▶ _Exercise details_:
Reproduce the listing below exactly, beginning with its first line and ending with the line that holds "(jigyo) at (26,411)"; pictures are not part of the copy.

▶ _Information shown_:
= = = = = = =

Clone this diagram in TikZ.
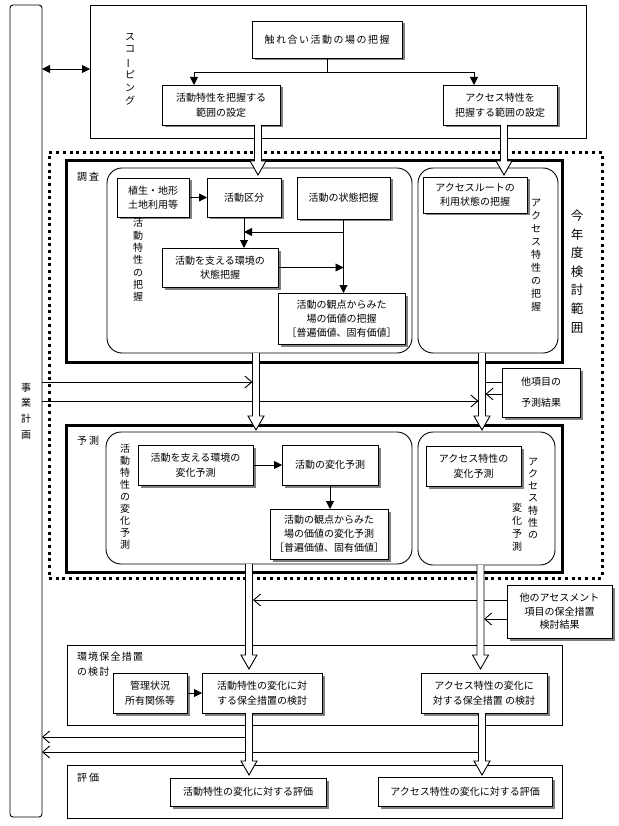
\documentclass[tikz,border=0pt]{standalone}
\usepackage{fontspec}
\usepackage{graphicx}
\newfontfamily\jp{Noto Sans CJK JP}
\usetikzlibrary{arrows.meta,shadows,calc}

\tikzset{
 base/.style={font=\jp\fontsize{10}{14.5}\selectfont, align=center, inner sep=0pt, outer sep=0pt},
 sbox/.style={base, draw, fill=white, line width=0.9pt, drop shadow={shadow xshift=2.5pt,shadow yshift=-2.5pt,fill=black!50,opacity=1}},
 frame/.style={draw, line width=0.9pt, inner sep=0pt, outer sep=0pt},
 thickframe/.style={draw, line width=3pt, inner sep=0pt, outer sep=0pt},
 rbox/.style={draw, line width=0.9pt, rounded corners=15pt, inner sep=0pt, outer sep=0pt},
 dotframe/.style={draw, line width=3pt, dash pattern=on 3pt off 3.7pt, inner sep=0pt, outer sep=0pt},
 vt/.style={base},
 lab/.style={base, anchor=west, align=left},
 farr/.style={draw, line width=0.9pt, -{Triangle[length=8pt,width=8pt]}},
 oarr/.style={draw, line width=0.9pt, -{Straight Barb[length=7pt,width=12pt]}},
 pline/.style={draw, line width=0.9pt},
 hollow/.style={draw, fill=white, line width=0.9pt},
}
\newcommand\harrow[2]{\path[hollow] let \p1=#1, \p2=#2 in
  (\x1-3.5pt,\y1) -- (\x1-3.5pt,\y2+14pt) -- (\x1-8pt,\y2+14pt) -- (\x1,\y2)
  -- (\x1+8pt,\y2+14pt) -- (\x1+3.5pt,\y2+14pt) -- (\x1+3.5pt,\y1);}

\begin{document}
\begin{tikzpicture}[x=1pt,y=-1pt]
\useasboundingbox (0,0) rectangle (618,826);
\fill[white] (0,0) rectangle (618,826);

% left business-plan column
\node[draw, line width=0.9pt, rounded corners=3pt, minimum width=32pt, minimum height=812pt,
  base, font=\jp\fontsize{10}{15.7}\selectfont] (jigyo) at (26,411) {事\\業\\計\\画};

% scoping
\node[frame, minimum width=496pt, minimum height=133pt] (scope) at (338,71.5) {};
\node[vt, font=\jp\fontsize{10}{12.8}\selectfont] (scopelab) at (130,69)
  {ス\\コ\\\rotatebox[origin=c]{90}{ー}\\ピ\\ン\\グ};
\draw[{Triangle[length=8pt,width=8pt]}-{Triangle[length=8pt,width=8pt]}, line width=0.9pt]
  (jigyo.east |- scopelab) -- (scope.west |- scopelab);
\node[sbox, minimum width=150pt, minimum height=37pt,
  font=\jp\fontsize{10}{14}\selectfont\addfontfeature{LetterSpace=15}] (top) at (327,39.5) {触れ合い活動の場の把握};
\node[sbox, minimum width=118pt, minimum height=40pt] (sa) at (221,105) {活動特性を把握する\\範囲の設定};
\node[sbox, minimum width=114pt, minimum height=40pt] (sb) at (500,105) {アクセス特性を\\把握する範囲の設定};
\draw[farr] (top.south) -- ++(0,14) -| ([xshift=-27pt]sa.north);
\draw[farr] (top.south) ++(0,14) -| ([xshift=-26pt]sb.north);

% this year's scope
\node[dotframe, minimum width=553pt, minimum height=425pt] (nendo) at (325.5,365.5) {};
\node[vt, font=\jp\fontsize{12.5}{18.6}\selectfont] (nendolab) at (577,271.5) {今\\年\\度\\検\\討\\範\\囲};

% survey
\node[thickframe, minimum width=496pt, minimum height=201pt] (chosa) at (314,261.5) {};
\node[lab, font=\jp\fontsize{10}{14}\selectfont\addfontfeature{LetterSpace=20}] (chosalab) at (77,177) {調査};
\node[rbox, minimum width=305pt, minimum height=185pt] (r1) at (259.5,260.5) {};
\node[rbox, minimum width=140pt, minimum height=185pt] (r2) at (488,260.5) {};
\node[sbox, minimum width=72pt, minimum height=39pt] (veg) at (153,197.5) {植生・地形\\土地利用等};
\node[sbox, minimum width=74pt, minimum height=39pt] (kubun) at (244,197.5) {活動区分};
\node[sbox, minimum width=93pt, minimum height=42pt] (jotai) at (343.5,198) {活動の状態把握};
\node[sbox, minimum width=116pt, minimum height=39pt] (sasaeru) at (220,267.5) {活動を支える環境の\\状態把握};
\node[sbox, minimum width=127pt, minimum height=51pt, font=\jp\fontsize{10}{14}\selectfont] (kachi) at (341.5,318.5)
  {活動の観点からみた\\場の価値の把握\\［普遍価値、固有価値］};
\node[sbox, minimum width=104pt, minimum height=36pt] (route) at (475,195) {アクセスルートの\\利用状態の把握};
\node[vt, font=\jp\fontsize{10}{12.3}\selectfont] (r1lab) at (138,260) {活\\動\\特\\性\\の\\把\\握};
\node[vt, font=\jp\fontsize{10}{13}\selectfont] (r2lab) at (536,255) {ア\\ク\\セ\\ス\\特\\性\\の\\把\\握};
\draw[farr] (veg) -- (kubun);
\draw[farr] (kubun.south) -- (kubun.south |- sasaeru.north);
\draw[farr] (jotai.south) -- (jotai.south |- kachi.north);
\coordinate (j1) at ([yshift=-13pt]jotai.south);
\draw[farr] (j1) -- (j1 -| kubun.south);
\draw[farr] (sasaeru.east) -- (sasaeru.east -| jotai.south);

% other items' prediction results
\node[sbox, minimum width=78pt, minimum height=49pt, font=\jp\fontsize{10}{21}\selectfont] (tako) at (541,392.5) {他項目の\\予測結果};

% prediction
\node[thickframe, minimum width=496pt, minimum height=147pt] (yosoku) at (314,498.5) {};
\node[lab, font=\jp\fontsize{10}{14}\selectfont\addfontfeature{LetterSpace=20}] (yosokulab) at (77,441) {予測};
\node[rbox, minimum width=306pt, minimum height=132pt] (p1) at (259,498) {};
\node[rbox, minimum width=137pt, minimum height=133pt] (p2) at (486.5,498.5) {};
\node[sbox, minimum width=115pt, minimum height=40pt] (psasa) at (195.5,465) {活動を支える環境の\\変化予測};
\node[sbox, minimum width=96pt, minimum height=40pt] (phenka) at (330,465) {活動の変化予測};
\node[sbox, minimum width=118pt, minimum height=50pt, font=\jp\fontsize{10}{14}\selectfont] (pkachi) at (329,534)
  {活動の観点からみた\\場の価値の変化予測\\［普遍価値、固有価値］};
\node[sbox, minimum width=95pt, minimum height=40pt] (pacc) at (473.5,466) {アクセス特性の\\変化予測};
\node[vt, font=\jp\fontsize{10}{12}\selectfont] (p1lab) at (125,497) {活\\動\\特\\性\\の\\変\\化\\予\\測};
\node[vt, font=\jp\fontsize{10}{12.2}\selectfont] (p2laba) at (533,498.5) {ア\\ク\\セ\\ス\\特\\性\\の};
\node[vt, font=\jp\fontsize{10}{13}\selectfont] (p2labb) at (517,527.5) {変\\化\\予\\測};
\draw[farr] (psasa) -- (phenka);
\draw[farr] (phenka.south) -- (phenka.south |- pkachi.north);

% other assessment items
\node[sbox, minimum width=105pt, minimum height=53pt, font=\jp\fontsize{10}{13.5}\selectfont] (other) at (559.5,611.5)
  {他のアセスメント\\項目の保全措置\\検討結果};

% conservation measures
\node[frame, minimum width=495pt, minimum height=80pt] (hozen) at (314.5,685) {};
\node[lab, font=\jp\fontsize{10}{15}\selectfont\addfontfeature{LetterSpace=12}] (hozenlab) at (77,664.5) {環境保全措置\\の検討};
\node[sbox, minimum width=74pt, minimum height=40pt] (kanri) at (150,693) {管理状況\\所有関係等};
\node[sbox, minimum width=120pt, minimum height=40pt] (h1) at (262,693) {活動特性の変化に対\\する保全措置の検討};
\node[sbox, minimum width=126pt, minimum height=40pt] (h2) at (484,693) {アクセス特性の変化に\\対する保全措置 の検討};
\draw[farr] (kanri) -- (h1);

% evaluation
\node[frame, minimum width=495pt, minimum height=53pt] (hyoka) at (314.5,791.5) {};
\node[lab, font=\jp\fontsize{10}{14}\selectfont\addfontfeature{LetterSpace=20}] (hyokalab) at (77,778) {評価};
\node[sbox, minimum width=156pt, minimum height=28pt] (e1) at (248,792) {活動特性の変化に対する評価};
\node[sbox, minimum width=174pt, minimum height=29pt] (e2) at (465,791.5) {アクセス特性の変化に対する評価};

% thin connectors
\coordinate (t1) at (252.5,382);
\coordinate (t2) at (478.5,401);
\coordinate (t3) at (485.5,382);
\coordinate (t4) at (485.5,394);
\coordinate (t5) at (253,600);
\coordinate (t6) at (484,619);
\coordinate (t7) at (245.5,737);
\coordinate (t8) at (478.5,752);
\draw[oarr] (jigyo.east |- t1) -- (t1);
\draw[oarr] (jigyo.east |- t2) -- (t2);
\draw[pline] (tako.west |- t3) -- (t3);
\draw[oarr] (tako.west |- t4) -- (t4);
\draw[oarr] (other.west |- t5) -- (t5);
\draw[oarr] (other.west |- t6) -- (t6);
\draw[oarr] (t7) -- (jigyo.east |- t7);
\draw[oarr] (t8) -- (jigyo.east |- t8);

% hollow block arrows
\harrow{([xshift=37pt]sa.south)}{([yshift=3pt]kubun.north)}
\harrow{([xshift=4pt]sb.south)}{([yshift=2pt]route.north)}
\harrow{([xshift=-3.5pt]r1.south)}{([yshift=2pt]p1.north)}
\harrow{([xshift=-6pt]r2.south)}{([yshift=2pt]p2.north)}
\harrow{([xshift=-10pt]p1.south)}{([yshift=4pt]h1.north)}
\harrow{([xshift=-6pt]p2.south)}{([yshift=4pt]h2.north)}
\harrow{([xshift=-13pt]h1.south)}{([yshift=3pt]e1.north)}
\harrow{([xshift=-2pt]h2.south)}{([yshift=2pt]e2.north)}
\end{tikzpicture}
\end{document}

= = = = = = =

▶ _Solved exercise_:
Clone this diagram in TikZ.
\documentclass[tikz,border=0pt]{standalone}
\usepackage{fontspec}
\usepackage{graphicx}
\newfontfamily\jp{Noto Sans CJK JP}
\usetikzlibrary{arrows.meta,shadows,calc}

\tikzset{
 base/.style={font=\jp\fontsize{10}{14.5}\selectfont, align=center, inner sep=0pt, outer sep=0pt},
 sbox/.style={base, draw, fill=white, line width=0.9pt, drop shadow={shadow xshift=2.5pt,shadow yshift=-2.5pt,fill=black!50,opacity=1}},
 frame/.style={draw, line width=0.9pt, inner sep=0pt, outer sep=0pt},
 thickframe/.style={draw, line width=3pt, inner sep=0pt, outer sep=0pt},
 rbox/.style={draw, line width=0.9pt, rounded corners=15pt, inner sep=0pt, outer sep=0pt},
 dotframe/.style={draw, line width=3pt, dash pattern=on 3pt off 3.7pt, inner sep=0pt, outer sep=0pt},
 vt/.style={base},
 lab/.style={base, anchor=west, align=left},
 farr/.style={draw, line width=0.9pt, -{Triangle[length=8pt,width=8pt]}},
 oarr/.style={draw, line width=0.9pt, -{Straight Barb[length=7pt,width=12pt]}},
 pline/.style={draw, line width=0.9pt},
 hollow/.style={draw, fill=white, line width=0.9pt},
}
\newcommand\harrow[2]{\path[hollow] let \p1=#1, \p2=#2 in
  (\x1-3.5pt,\y1) -- (\x1-3.5pt,\y2+14pt) -- (\x1-8pt,\y2+14pt) -- (\x1,\y2)
  -- (\x1+8pt,\y2+14pt) -- (\x1+3.5pt,\y2+14pt) -- (\x1+3.5pt,\y1);}

\begin{document}
\begin{tikzpicture}[x=1pt,y=-1pt]
\useasboundingbox (0,0) rectangle (618,826);
\fill[white] (0,0) rectangle (618,826);

% left business-plan column
\node[draw, line width=0.9pt, rounded corners=3pt, minimum width=32pt, minimum height=812pt,
  base, font=\jp\fontsize{10}{15.7}\selectfont] (jigyo) at (26,411) {事\\業\\計\\画};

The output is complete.